SUPPLIED INFORMATION
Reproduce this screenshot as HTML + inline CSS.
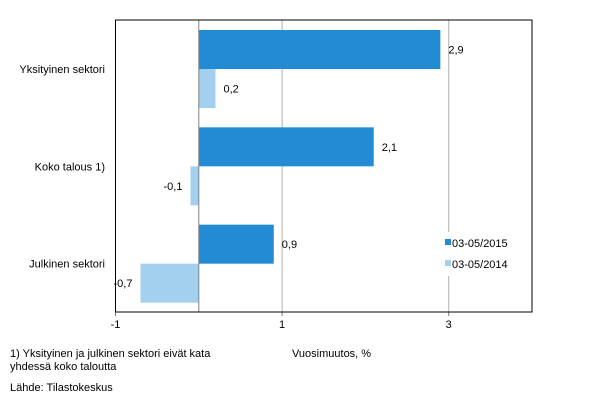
<!DOCTYPE html>
<html><head><meta charset="utf-8"><style>
body{margin:0;background:#fff;}
svg text{font-family:"Liberation Sans",sans-serif;font-size:11px;fill:#000;}
</style></head><body>
<svg width="611" height="402" xmlns="http://www.w3.org/2000/svg">
<g id="plot"></g>
<text x="10" y="357">1) Yksityinen ja julkinen  sektori eivät  kata</text>
<text x="10" y="370">yhdessä  koko taloutta</text>
<text x="10" y="391">Lähde:  Tilastokeskus</text>
<text x="292" y="357">Vuosimuutos,  %</text>
</svg>
<script>
const categories=["Yksityinen sektori","Koko talous 1)","Julkinen sektori"];
const series2015=[2.9,2.1,0.9];
const series2014=[0.2,-0.1,-0.7];
const tickValues=[-1,1,3];
const tickLabels=["-1","1","3"];
const legendLabels=["03-05/2015","03-05/2014"];
const NS="http://www.w3.org/2000/svg";
const g=document.getElementById('plot');
const L=115.5,R=532,T=20,B=312;
const xMin=-1,xMax=4;
const x=v=>L+(v-xMin)/(xMax-xMin)*(R-L);
function mk(tag,attrs,parent){const e=document.createElementNS(NS,tag);for(const k in attrs)e.setAttribute(k,attrs[k]);(parent||g).appendChild(e);return e;}
const fmt=v=>String(v).replace('.',',');
// gridlines
tickValues.forEach((t,i)=>{
 if(t!==xMin){const gl=mk('line',{x1:x(t),x2:x(t),y1:T,y2:B,stroke:'#b0b0b0','stroke-width':1});
 
 }
 const tk=mk('line',{x1:x(t),x2:x(t),y1:B,y2:B+4,stroke:'#808080'});
 
 
 const tl=mk('text',{x:x(t),y:B+16,'text-anchor':'middle'});tl.textContent=tickLabels[i];
 
 
});
const band=(B-T)/categories.length, bh=39;
categories.forEach((c,i)=>{
 const top=T+10+i*band;
 [[series2015[i],'#238bd3',top],[series2014[i],'#a2d0ee',top+bh]].forEach(([v,col,y],j)=>{
  const x0=Math.min(x(0),x(v)),w=Math.abs(x(v)-x(0));
  const r=mk('rect',{x:x0,y:y,width:w,height:bh,fill:col});
  
  
  const lx=v>=0?x(v)+8:x(v)-8;
  const t=mk('text',{x:lx,y:y+bh/2+4,'text-anchor':v>=0?'start':'end'});t.textContent=fmt(v);
  
  
 });
 const cl=mk('text',{x:105,y:top+bh+4,'text-anchor':'end'});cl.textContent=c;
 
 
});
const zl=mk('line',{x1:x(0),x2:x(0),y1:T,y2:B,stroke:'#808080'});


const fr=mk('rect',{x:L,y:T,width:R-L,height:B-T,fill:'none',stroke:'#000','stroke-width':1});


const lg=mk('rect',{x:441,y:232,width:86,height:44,fill:'#fff'});


['#238bd3','#a2d0ee'].forEach((col,i)=>{
 const s=mk('rect',{x:445,y:239+i*21,width:6,height:6,fill:col});
 
 
 const t=mk('text',{x:452,y:247+i*21});t.textContent=legendLabels[i];
 
 
});
</script>
</body></html>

INSTRUCTIONS TO FOLLOW
Quote the data exactly, leaving every image out of the copy.

EXPECTED ANSWER
Reproduce this screenshot as HTML + inline CSS.
<!DOCTYPE html>
<html><head><meta charset="utf-8"><style>
body{margin:0;background:#fff;}
svg text{font-family:"Liberation Sans",sans-serif;font-size:11px;fill:#000;}
</style></head><body>
<svg width="611" height="402" xmlns="http://www.w3.org/2000/svg">
<g id="plot"></g>
<text x="10" y="357">1) Yksityinen ja julkinen  sektori eivät  kata</text>
<text x="10" y="370">yhdessä  koko taloutta</text>
<text x="10" y="391">Lähde:  Tilastokeskus</text>
<text x="292" y="357">Vuosimuutos,  %</text>
</svg>
<script>
const categories=["Yksityinen sektori","Koko talous 1)","Julkinen sektori"];
const series2015=[2.9,2.1,0.9];
const series2014=[0.2,-0.1,-0.7];
const tickValues=[-1,1,3];
const tickLabels=["-1","1","3"];
const legendLabels=["03-05/2015","03-05/2014"];
const NS="http://www.w3.org/2000/svg";
const g=document.getElementById('plot');
const L=115.5,R=532,T=20,B=312;
const xMin=-1,xMax=4;
const x=v=>L+(v-xMin)/(xMax-xMin)*(R-L);
function mk(tag,attrs,parent){const e=document.createElementNS(NS,tag);for(const k in attrs)e.setAttribute(k,attrs[k]);(parent||g).appendChild(e);return e;}
const fmt=v=>String(v).replace('.',',');
// gridlines
tickValues.forEach((t,i)=>{
 if(t!==xMin){const gl=mk('line',{x1:x(t),x2:x(t),y1:T,y2:B,stroke:'#b0b0b0','stroke-width':1});
 
 }
 const tk=mk('line',{x1:x(t),x2:x(t),y1:B,y2:B+4,stroke:'#808080'});
 
 
 const tl=mk('text',{x:x(t),y:B+16,'text-anchor':'middle'});tl.textContent=tickLabels[i];
 
 
});
const band=(B-T)/categories.length, bh=39;
categories.forEach((c,i)=>{
 const top=T+10+i*band;
 [[series2015[i],'#238bd3',top],[series2014[i],'#a2d0ee',top+bh]].forEach(([v,col,y],j)=>{
  const x0=Math.min(x(0),x(v)),w=Math.abs(x(v)-x(0));
  const r=mk('rect',{x:x0,y:y,width:w,height:bh,fill:col});
  
  
  const lx=v>=0?x(v)+8:x(v)-8;
  const t=mk('text',{x:lx,y:y+bh/2+4,'text-anchor':v>=0?'start':'end'});t.textContent=fmt(v);
  
  
 });
 const cl=mk('text',{x:105,y:top+bh+4,'text-anchor':'end'});cl.textContent=c;
 
 
});
const zl=mk('line',{x1:x(0),x2:x(0),y1:T,y2:B,stroke:'#808080'});


const fr=mk('rect',{x:L,y:T,width:R-L,height:B-T,fill:'none',stroke:'#000','stroke-width':1});


const lg=mk('rect',{x:441,y:232,width:86,height:44,fill:'#fff'});


['#238bd3','#a2d0ee'].forEach((col,i)=>{
 const s=mk('rect',{x:445,y:239+i*21,width:6,height:6,fill:col});
 
 
 const t=mk('text',{x:452,y:247+i*21});t.textContent=legendLabels[i];
 
 
});
</script>
</body></html>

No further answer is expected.